The migrant caravan, which defies the immigration policies of Donald Trump, is an expression of the years of pillage, exploitation and capitalist policy that have been imposed by the White House on Central America through international organizations like the International Monetary Fund and the World Bank.

If capitalism sees in the migrant an inexhaustible source of exploitation for its profits, the working people must overcome whatever “difference” is imposed on them by the capitalist class. The imprint of capitalism on migration is clear in the exodus in Mexico; it appears in the economic crisis imposed on the Venezuelan people who flee to Brazil, where Trump’s xenophobic rhetoric is almost manifested in Jair Bolsonaro’s rise to government; it is also the political and social crisis in Nicaragua, which causes thousands to flee to Costa Rica as a result of Daniel Ortega’s repressive policies.
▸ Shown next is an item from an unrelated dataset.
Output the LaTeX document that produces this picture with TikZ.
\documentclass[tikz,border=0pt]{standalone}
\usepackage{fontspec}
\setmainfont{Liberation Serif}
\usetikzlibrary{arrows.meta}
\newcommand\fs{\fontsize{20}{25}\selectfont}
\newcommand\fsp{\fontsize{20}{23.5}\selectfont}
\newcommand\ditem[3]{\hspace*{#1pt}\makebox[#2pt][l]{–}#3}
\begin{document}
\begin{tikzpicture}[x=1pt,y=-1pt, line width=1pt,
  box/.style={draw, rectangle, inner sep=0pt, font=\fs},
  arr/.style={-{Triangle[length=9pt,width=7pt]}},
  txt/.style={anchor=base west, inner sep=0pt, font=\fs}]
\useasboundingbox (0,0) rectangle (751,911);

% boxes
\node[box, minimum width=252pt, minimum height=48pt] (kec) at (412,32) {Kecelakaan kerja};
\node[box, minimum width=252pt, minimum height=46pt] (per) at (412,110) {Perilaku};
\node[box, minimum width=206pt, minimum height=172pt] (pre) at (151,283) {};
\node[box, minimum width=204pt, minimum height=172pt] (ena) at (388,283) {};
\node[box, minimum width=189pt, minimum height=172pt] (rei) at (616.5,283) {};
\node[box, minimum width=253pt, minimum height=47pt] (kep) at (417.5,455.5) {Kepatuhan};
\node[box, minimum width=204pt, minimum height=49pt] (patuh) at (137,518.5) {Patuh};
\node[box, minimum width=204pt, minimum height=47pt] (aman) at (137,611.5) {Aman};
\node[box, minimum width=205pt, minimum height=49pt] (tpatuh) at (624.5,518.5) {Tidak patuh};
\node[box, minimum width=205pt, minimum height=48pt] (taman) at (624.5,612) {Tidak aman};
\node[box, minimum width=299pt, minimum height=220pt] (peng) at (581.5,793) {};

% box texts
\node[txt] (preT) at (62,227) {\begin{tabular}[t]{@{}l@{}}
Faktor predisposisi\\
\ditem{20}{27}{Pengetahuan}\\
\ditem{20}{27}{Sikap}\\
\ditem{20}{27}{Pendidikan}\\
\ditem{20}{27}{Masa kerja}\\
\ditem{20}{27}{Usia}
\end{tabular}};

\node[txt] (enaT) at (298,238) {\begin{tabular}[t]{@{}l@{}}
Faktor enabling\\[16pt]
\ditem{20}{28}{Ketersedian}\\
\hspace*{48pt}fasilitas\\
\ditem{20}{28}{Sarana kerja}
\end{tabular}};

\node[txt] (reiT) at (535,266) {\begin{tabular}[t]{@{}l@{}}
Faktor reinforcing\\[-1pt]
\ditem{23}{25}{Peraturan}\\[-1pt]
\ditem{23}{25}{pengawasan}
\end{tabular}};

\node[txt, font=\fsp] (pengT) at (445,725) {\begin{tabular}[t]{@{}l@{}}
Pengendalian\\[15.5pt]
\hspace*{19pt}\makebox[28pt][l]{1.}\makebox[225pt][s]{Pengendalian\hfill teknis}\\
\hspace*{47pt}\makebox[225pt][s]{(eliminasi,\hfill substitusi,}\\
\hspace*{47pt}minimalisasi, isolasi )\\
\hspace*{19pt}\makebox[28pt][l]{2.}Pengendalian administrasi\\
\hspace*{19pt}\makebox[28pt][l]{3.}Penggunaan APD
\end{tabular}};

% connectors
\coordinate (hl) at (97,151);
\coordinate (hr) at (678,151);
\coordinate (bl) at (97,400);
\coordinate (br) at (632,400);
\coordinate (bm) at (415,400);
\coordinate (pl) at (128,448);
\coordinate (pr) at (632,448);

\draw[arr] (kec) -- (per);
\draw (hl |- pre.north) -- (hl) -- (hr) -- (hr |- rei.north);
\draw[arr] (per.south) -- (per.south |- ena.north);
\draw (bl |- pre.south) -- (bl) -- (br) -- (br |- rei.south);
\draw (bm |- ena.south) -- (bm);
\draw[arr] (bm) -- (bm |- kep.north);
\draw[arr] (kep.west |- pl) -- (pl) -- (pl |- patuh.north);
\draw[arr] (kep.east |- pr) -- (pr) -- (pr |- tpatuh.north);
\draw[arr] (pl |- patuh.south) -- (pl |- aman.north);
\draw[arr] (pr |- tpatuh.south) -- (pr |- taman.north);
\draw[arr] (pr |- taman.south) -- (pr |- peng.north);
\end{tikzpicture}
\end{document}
The phrase “no human being is illegal” has to materialize in a powerful social alliance promoting solidarity across sectors of the working class, since those who migrate are workers, poor peasants and their families, small merchants displaced by capitalist voracity and plunder. They are brothers and sisters of the working class, of indigenous communities.

They are women and young people who, as in Mexico, face displacement in rural areas due to drug trafficking crime and mega-development and transnational corporations, due as well to the consequences of the “war on drugs” and militarization. In this alliance, the working class of Mexico and the United States must play a fundamental role, making the demands of the migrants their own and struggling to achieve them, through a perspective of worker and popular unity beyond the walls that the bourgeoisie puts up.

While the Mexican state and parties at the business owners’ service show their class character by denying migrants dignified conditions in their passage through Mexico, international worker solidarity must manifest itself on both sides of the border with active encouragement from social groups, unions and human rights organizations in order to demonstrate active support for Central American migrants and avert any repressive measures on the part of the Mexican state and the racist and xenophobic government of Donald Trump. The demands “full political and social rights for all” and “no human being is illegal” must abound from both sides of the border.

[1] Charles David Kepner The Banana Empire 1961.
[2] Migración centroamericana en tránsito por México hacia Estados Unidos: diagnósticos y recomendaciones. ITAM. 2014.
[3] Ruta del encierro: Situación de las personas en detención en estaciones migratorias y estancias provisionales. Sin Fronteras, IAP, México, 2014.